* Given problem:
Scan the data for "diagram" and copy the lines it appears in.

* Supplied data:
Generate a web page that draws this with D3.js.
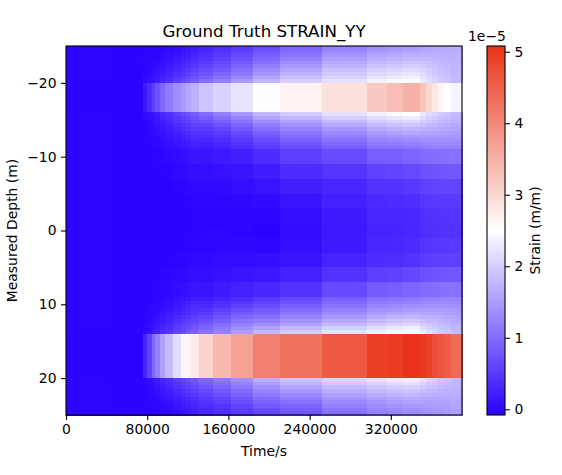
<!DOCTYPE html>
<html><head><meta charset="utf-8">
<script src="https://cdn.jsdelivr.net/npm/d3@7"></script>
<style>html,body{margin:0;padding:0;background:#fff}svg{display:block}text{font-family:"DejaVu Sans",sans-serif;fill:#000}</style>
</head><body><svg id="c" width="562" height="475"></svg>
<script>
const chartTitle = "Ground Truth STRAIN_YY";
const xLabel = "Time/s", yLabel = "Measured Depth (m)", barLabel = "Strain (m/m)", barExponent = "1e\u22125";
const xTicks = [0, 80000, 160000, 240000, 320000];
const yTicks = [-20, -10, 0, 10, 20];
const barTicks = [0, 1, 2, 3, 4, 5];
const colorStops = ["#2a00ff", "#ffffff", "#ea3318"];
const timeEdges = [0,13800,43300,75900,79800,84700,87700,92600,97500,105100,113000,118200,122900,131000,144800,162600,183900,210800,252200,296500,316200,332000,348800,354700,360600,366500,372400,379300,390100];
const depthEdges = [-25,-24.5,-24,-23.5,-23,-22.5,-22,-21.5,-21,-20.5,-20,-16,-15.5,-15,-14.5,-14,-13.5,-13,-12.5,-12,-11.5,-11,-9,-7,-5,-3,-1,1,3,5,7,9,9.5,10,10.5,11,11.5,12,12.5,13,13.5,14,20,20.5,21,21.5,22,22.5,23,23.5,24,24.5,25];
// strain in units of 1e-7; one line per time step, rows run from shallow to deep
const strainGrid = [
[-3,-3,-3,-3,-3,-3,-3,-3,-3,-3,-4,-3,-3,-3,-3,-3,-3,-3,-3,-3,-3,-3,-3,-3,-3,-3,-3,-3,-3,-3,-3,-3,-3,-3,-3,-3,-3,-3,-3,-3,-3,-4,-3,-3,-3,-3,-3,-3,-3,-3,-3,-3],
[-4,-4,-4,-4,-4,-4,-4,-4,-4,-5,-6,-5,-4,-4,-4,-4,-4,-4,-4,-4,-4,-4,-4,-4,-4,-4,-4,-4,-4,-4,-4,-4,-4,-4,-4,-4,-4,-4,-4,-4,-5,-6,-4,-4,-4,-4,-4,-4,-4,-4,-4,-4],
[-5,-5,-5,-5,-5,-6,-6,-6,-7,-7,-8,-7,-7,-6,-6,-6,-5,-5,-5,-5,-5,-5,-5,-5,-5,-5,-5,-5,-5,-5,-5,-5,-5,-5,-5,-5,-6,-6,-6,-7,-7,-8,-7,-6,-6,-6,-5,-5,-5,-5,-5,-5],
[-5,-5,-5,-4,-4,-3,-3,-2,-1,0,15,0,-1,-2,-3,-4,-5,-5,-6,-6,-7,-7,-8,-8,-8,-8,-8,-8,-8,-8,-7,-7,-6,-6,-5,-5,-4,-3,-2,-1,1,30,-1,-2,-3,-4,-5,-5,-5,-5,-5,-5],
[-5,-4,-4,-3,-2,-1,0,1,3,5,35,5,3,1,0,-1,-2,-3,-4,-5,-5,-6,-7,-8,-8,-8,-8,-8,-8,-7,-6,-5,-5,-4,-3,-2,-1,0,2,4,7,60,4,2,0,-1,-2,-3,-4,-4,-5,-5],
[-4,-4,-3,-2,-1,1,3,5,8,12,55,12,9,6,4,2,0,-1,-2,-3,-4,-5,-6,-7,-8,-8,-8,-8,-7,-6,-5,-4,-3,-2,-1,0,2,4,7,10,14,95,10,7,4,2,0,-1,-2,-3,-4,-4],
[-3,-3,-2,0,2,4,7,10,15,20,75,20,16,12,9,6,4,2,0,-1,-2,-4,-5,-6,-7,-8,-8,-7,-6,-5,-4,-2,-1,0,2,4,7,10,14,18,23,120,18,14,10,7,4,2,0,-1,-2,-3],
[-2,-1,1,3,6,9,13,18,24,30,95,30,25,20,16,12,9,6,4,2,0,-3,-5,-6,-7,-8,-8,-7,-6,-4,-2,0,2,4,7,10,14,18,23,28,34,155,28,23,18,14,10,7,4,2,0,-2],
[0,2,4,7,11,15,20,26,33,40,115,40,34,28,23,18,14,11,8,5,3,-1,-4,-6,-7,-8,-8,-7,-5,-3,0,3,5,8,12,16,20,25,31,37,44,180,37,31,25,20,15,11,8,5,3,0],
[4,7,10,14,19,24,30,37,46,55,135,55,47,40,34,28,23,18,14,11,8,3,-1,-4,-6,-7,-7,-6,-4,-1,3,8,11,15,20,25,31,37,44,52,60,215,52,44,37,31,25,20,15,11,8,4],
[10,13,17,21,26,32,39,47,56,65,150,65,57,49,42,36,30,25,20,16,12,6,1,-3,-5,-6,-6,-5,-3,1,6,12,16,21,26,32,38,45,53,61,70,240,62,54,47,40,33,27,22,17,13,10],
[14,17,21,26,32,39,47,56,65,75,160,75,66,58,50,43,37,31,26,21,16,9,3,-1,-4,-5,-5,-4,-1,3,9,16,21,26,32,39,46,54,62,71,80,262,71,62,54,47,40,33,27,22,17,14],
[19,23,28,33,40,47,55,65,75,85,170,85,76,67,59,51,44,38,32,27,21,13,6,1,-2,-4,-4,-2,1,6,13,21,27,33,39,46,54,62,71,81,91,278,81,72,63,55,47,40,33,27,22,19],
[27,32,37,43,50,58,67,77,88,100,190,100,85,72,60,50,42,35,29,24,19,11,5,1,-2,-3,-3,-2,1,6,12,20,26,33,41,50,60,71,82,94,106,306,95,85,75,66,57,49,42,36,30,27],
[38,43,49,56,64,72,82,93,106,120,205,120,103,88,74,62,52,44,37,30,25,16,8,2,-2,-3,-3,-1,3,9,18,27,35,44,54,65,76,88,100,112,125,338,113,101,90,80,70,61,53,46,40,36],
[52,58,65,73,82,92,103,116,130,145,222,145,125,108,93,80,68,58,49,41,34,22,12,5,0,-3,-4,-1,4,12,24,36,46,57,69,82,95,108,122,136,150,368,137,124,112,100,89,79,70,61,54,50],
[68,76,85,95,106,118,130,144,159,175,247,175,155,135,118,103,90,78,68,58,50,35,20,10,2,-4,-7,-2,6,14,30,50,60,70,80,92,105,120,136,156,177,410,166,152,139,126,113,101,90,80,70,62],
[92,101,111,122,134,146,158,171,185,200,265,195,175,156,140,125,112,100,88,78,70,55,36,22,12,6,3,6,12,24,42,66,76,88,100,112,125,140,156,175,198,430,187,172,158,144,130,117,105,94,84,76],
[122,131,141,152,163,174,185,196,208,220,288,220,200,180,162,146,132,119,107,96,84,68,45,30,24,18,16,18,26,42,66,86,98,109,120,133,147,163,181,201,222,460,207,193,179,166,153,141,130,120,110,102],
[138,147,157,167,178,189,200,211,223,235,320,235,215,196,178,162,148,136,125,114,104,85,58,42,32,28,26,30,36,56,84,106,116,127,138,150,163,179,197,216,238,492,221,206,192,178,165,153,142,133,126,120],
[142,152,162,172,183,194,206,218,231,245,332,245,224,204,186,170,155,141,128,117,106,87,60,44,34,29,27,31,38,58,86,108,119,130,143,157,172,188,206,226,246,498,230,214,199,185,172,160,149,140,132,126],
[148,158,168,178,189,200,212,224,237,250,348,250,230,210,192,175,160,146,133,121,110,92,65,48,37,31,29,34,42,64,92,112,123,135,148,162,177,194,212,232,252,508,235,219,204,190,177,165,155,146,138,132],
[155,162,170,178,187,196,205,214,222,230,325,230,214,198,183,170,157,146,136,126,116,98,72,56,46,40,38,44,52,72,98,118,128,138,148,159,171,185,199,215,232,500,219,206,194,183,172,162,153,146,140,136],
[158,164,170,177,184,191,198,204,210,215,300,215,203,191,180,169,158,148,138,128,118,100,74,58,48,42,40,46,54,74,100,120,130,140,150,160,170,181,192,204,217,490,207,197,187,178,169,161,153,147,142,138],
[160,165,170,175,181,186,191,196,201,205,280,205,195,185,176,166,157,148,139,129,120,102,76,59,49,43,41,47,55,76,102,122,131,140,150,159,168,177,186,196,206,475,199,191,183,175,168,161,154,149,145,142],
[161,165,169,173,177,181,185,189,192,195,262,195,188,180,172,163,155,147,139,130,121,104,78,60,50,44,42,48,56,78,104,123,132,140,149,157,165,173,181,189,196,465,191,185,178,172,166,160,155,151,147,144],
[162,165,168,171,175,178,181,184,187,190,252,190,183,176,168,160,153,146,138,130,122,105,79,61,51,45,43,49,57,79,105,124,132,140,148,155,162,169,177,184,191,455,187,181,175,170,165,160,156,152,149,147],
[165,167,169,171,172,174,175,177,178,180,240,180,175,170,163,156,150,144,137,130,123,106,80,62,52,46,44,50,58,80,106,125,132,139,146,152,158,164,170,175,181,436,179,176,172,169,166,163,160,158,156,154]
];
const vMin = -8, vMid = 250, vMax = 508;

const svg = d3.select("#c");
const plot = {l:66, r:462, t:46, b:415};
const bar = {l:487, r:505};
const x = d3.scaleLinear().domain([0, timeEdges[timeEdges.length-1]]).range([plot.l, plot.r]);
const y = d3.scaleLinear().domain([-25, 25]).range([plot.t, plot.b]);
const color = d3.scaleLinear().domain([vMin, vMid, vMax]).range(colorStops);
const barY = d3.scaleLinear().domain([vMin, vMax]).range([plot.b, plot.t]);

const cells = strainGrid.flatMap((col, i) => col.map((v, j) => ({i, j, v})));
svg.append("g").attr("shape-rendering","crispEdges").selectAll("rect").data(cells).join("rect")
  .attr("x", d => x(timeEdges[d.i]))
  .attr("width", d => x(timeEdges[d.i+1]) - x(timeEdges[d.i]) + 0.5)
  .attr("y", d => y(depthEdges[d.j]))
  .attr("height", d => y(depthEdges[d.j+1]) - y(depthEdges[d.j]) + 0.5)
  .attr("fill", d => color(d.v));

const grad = svg.append("defs").append("linearGradient").attr("id","cb").attr("x1",0).attr("x2",0).attr("y1",1).attr("y2",0);
grad.selectAll("stop").data(colorStops).join("stop").attr("offset",(d,i)=>i/2).attr("stop-color",d=>d);
svg.append("rect").attr("x",bar.l).attr("y",plot.t).attr("width",bar.r-bar.l).attr("height",plot.b-plot.t).attr("fill","url(#cb)");

function style(g){
  g.selectAll("text").attr("font-size","13.9px").attr("font-family","DejaVu Sans").attr("fill","#000");
  g.selectAll("line").attr("stroke","#000").attr("stroke-width",1.1);
  g.select(".domain").remove();
}
svg.append("g").attr("transform",`translate(0,${plot.b})`)
  .call(d3.axisBottom(x).tickValues(xTicks).tickFormat(d3.format("d")).tickSize(5).tickPadding(4.5)).call(style);
svg.append("g").attr("transform",`translate(${plot.l},0)`)
  .call(d3.axisLeft(y).tickValues(yTicks).tickFormat(d3.format("d")).tickSize(5).tickPadding(4.5)).call(style);
svg.append("g").attr("transform",`translate(${bar.r},0)`)
  .call(d3.axisRight(barY).tickValues(barTicks.map(d=>d*100)).tickFormat(d=>d/100).tickSize(5).tickPadding(4.5)).call(style);

svg.append("rect").attr("x",plot.l).attr("y",plot.t).attr("width",plot.r-plot.l).attr("height",plot.b-plot.t).attr("fill","none").attr("stroke","#000").attr("stroke-width",1.1);
svg.append("rect").attr("x",bar.l).attr("y",plot.t).attr("width",bar.r-bar.l).attr("height",plot.b-plot.t).attr("fill","none").attr("stroke","#000").attr("stroke-width",1.1);

svg.append("text").attr("x",264).attr("y",36.5).attr("text-anchor","middle").attr("font-size","16.67px").text(chartTitle);
svg.append("text").attr("x",264).attr("y",455.5).attr("text-anchor","middle").attr("font-size","13.9px").text(xLabel);
svg.append("text").attr("transform","translate(17,230.5) rotate(-90)").attr("text-anchor","middle").attr("font-size","13.9px").text(yLabel);
svg.append("text").attr("transform","translate(540,230.5) rotate(-90)").attr("text-anchor","middle").attr("font-size","13.9px").text(barLabel);
svg.append("text").attr("x",468).attr("y",41).attr("font-size","13.9px").text(barExponent);
</script></body></html>
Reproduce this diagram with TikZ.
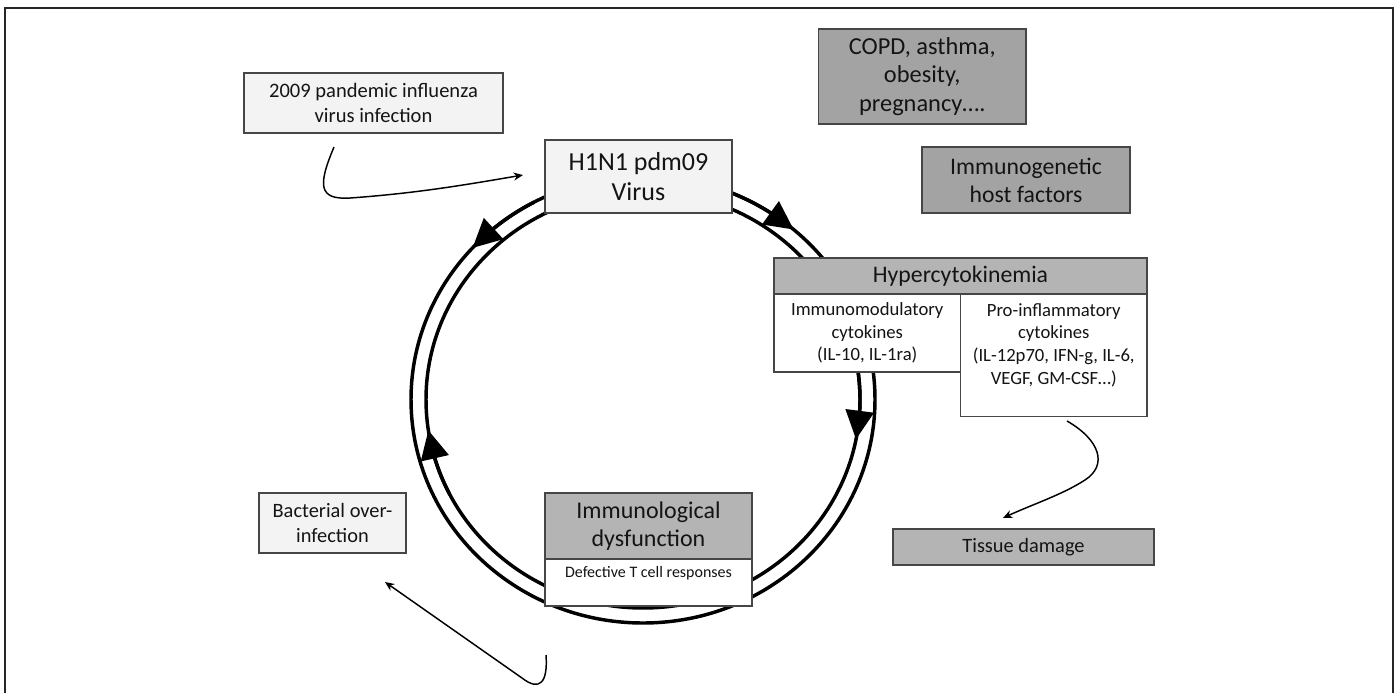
\documentclass[tikz,border=0pt]{standalone}
\usepackage{fontspec}
\setmainfont{Carlito}
\usetikzlibrary{arrows.meta,bending}
\definecolor{lightbox}{RGB}{243,243,243}
\definecolor{darkbox}{RGB}{163,163,163}
\definecolor{midbox}{RGB}{180,180,180}
\definecolor{edgecol}{RGB}{70,70,70}
\definecolor{txt}{RGB}{20,20,20}
\tikzset{
  fs/.style 2 args={font=\fontsize{#1}{#2}\selectfont},
  box/.style={draw=edgecol, line width=0.9pt, inner sep=0pt, align=center, text=txt},
  lightb/.style={box, fill=lightbox},
  darkb/.style={box, fill=darkbox},
  midb/.style={box, fill=midbox},
  whiteb/.style={box, fill=white},
  plain/.style={inner sep=0pt, align=center, text=txt},
  ring/.style={line width=2.6pt, black},
  ringtip/.style={ring, -{Triangle[length=21.5pt,width=21pt]}},
  thinarrow/.style={line width=1.1pt, black, -{Stealth[length=7pt,width=6pt]}},
}
\begin{document}
\begin{tikzpicture}[x=0.75pt,y=0.75pt]
\useasboundingbox (0,0) rectangle (1396,-693);
% frame
\draw[line width=1.1pt, black!85] (5,-693) -- (5,-8) -- (1393,-8) -- (1393,-693);
% ring
\coordinate (c) at (643,-399.5);
\draw[ring] (c) ellipse [x radius=232, y radius=223.5];
\draw[ring] (c) ellipse [x radius=217, y radius=208.5];
% ring arrowheads
\draw[ringtip] ([shift={(118:232 and 223.5)}]c) arc[start angle=118, end angle=137.3, x radius=232, y radius=223.5];
\draw[ringtip] ([shift={(68:232 and 223.5)}]c) arc[start angle=68, end angle=49.5, x radius=232, y radius=223.5];
\draw[ringtip] ([shift={(8:217 and 208.5)}]c) arc[start angle=8, end angle=-11, x radius=217, y radius=208.5];
\draw[ringtip] ([shift={(207:217 and 208.5)}]c) arc[start angle=207, end angle=188.5, x radius=217, y radius=208.5];
% boxes
\node[lightb, fs={15.4pt}{18.75pt}, minimum width=194.25pt, minimum height=45pt] (inf) at (373.5,-103) {2009 pandemic influenza\\virus infection};
\node[lightb, fs={19.5pt}{22.5pt}, minimum width=140.25pt, minimum height=54.75pt] (h1n1) at (638.5,-176.5) {H1N1 pdm09\\Virus};
\node[darkb, fs={18.3pt}{21.25pt}, minimum width=155.6pt, minimum height=71.25pt] (copd) at (922.25,-76.5) {COPD, asthma,\\obesity,\\pregnancy\dots.};
\node[darkb, fs={17.8pt}{21pt}, minimum width=156pt, minimum height=49.5pt] (immgen) at (1026,-180) {Immunogenetic\\host factors};
\node[midb, fs={17.8pt}{21pt}, minimum width=279.75pt, minimum height=27pt] (hyper) at (960.5,-276) {Hypercytokinemia};
\node[whiteb, fs={14pt}{17pt}, minimum width=139.9pt, minimum height=58.5pt] (immmod) at (867.25,-333) {Immunomodulatory\\cytokines\\(IL-10, IL-1ra)};
\node[whiteb, minimum width=139.9pt, minimum height=91.9pt] (pro) at (1053.75,-355.25) {};
\node[plain, fs={14pt}{17pt}] (protxt) at (1053.75,-345) {Pro-inflammatory\\cytokines\\(IL-12p70, IFN-g, IL-6,\\VEGF, GM-CSF\dots)};
\node[midb, fs={15.3pt}{18pt}, minimum width=195.75pt, minimum height=27pt] (tissue) at (1023.5,-547) {Tissue damage};
\node[midb, fs={18pt}{21pt}, minimum width=155.25pt, minimum height=49.5pt] (immdys) at (648.5,-526) {Immunological\\dysfunction};
\node[whiteb, minimum width=155.25pt, minimum height=35.25pt] (defect) at (648.5,-582.5) {};
\node[plain, fs={12pt}{14pt}] (deftxt) at (648.5,-573) {Defective T cell responses};
\node[lightb, fs={15.3pt}{18.75pt}, minimum width=110.25pt, minimum height=45pt] (bact) at (332.5,-523) {Bacterial over-\\infection};
% thin curved arrows
\coordinate (a1s) at (334,-147);
\coordinate (a1e) at (523,-175);
\draw[thinarrow] (a1s) .. controls (318,-185) and (318,-200) .. (350,-198) .. controls (420,-193) and (470,-184) .. (a1e);
\coordinate (a2s) at (1067,-421);
\coordinate (a2e) at (1003,-518);
\draw[thinarrow] (a2s) .. controls (1100,-440) and (1108,-465) .. (1085,-480) .. controls (1060,-496) and (1030,-505) .. (a2e);
\coordinate (a3s) at (546,-655);
\coordinate (a3e) at (385,-582);
\draw[thinarrow] (a3s) .. controls (548,-682) and (540,-692) .. (522,-678) -- (a3e);
\end{tikzpicture}
\end{document}
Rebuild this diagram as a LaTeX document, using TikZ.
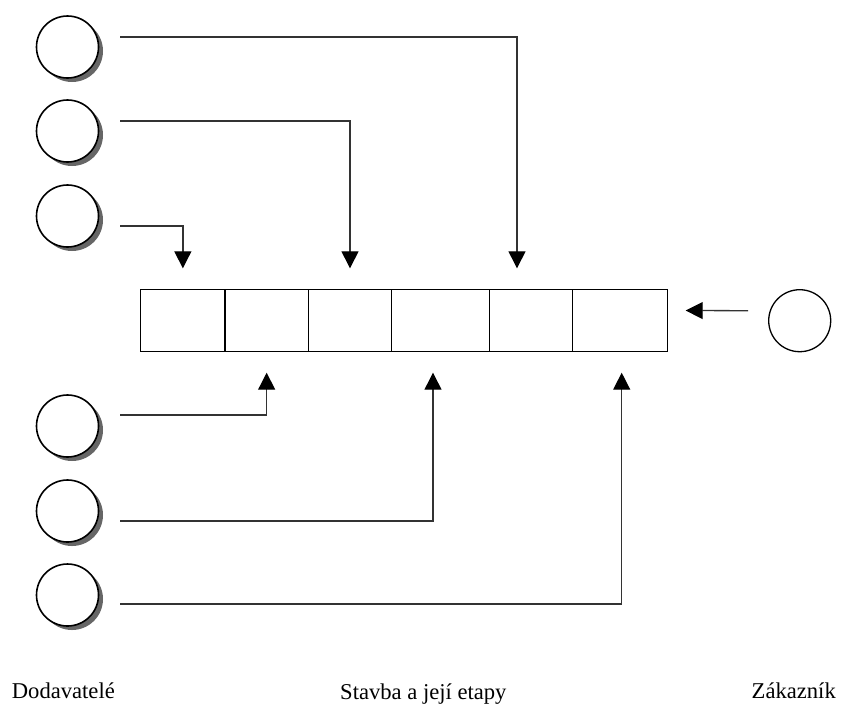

* Solved exercise:
Reproduce this diagram with TikZ.
Rebuild this diagram as a LaTeX document, using TikZ.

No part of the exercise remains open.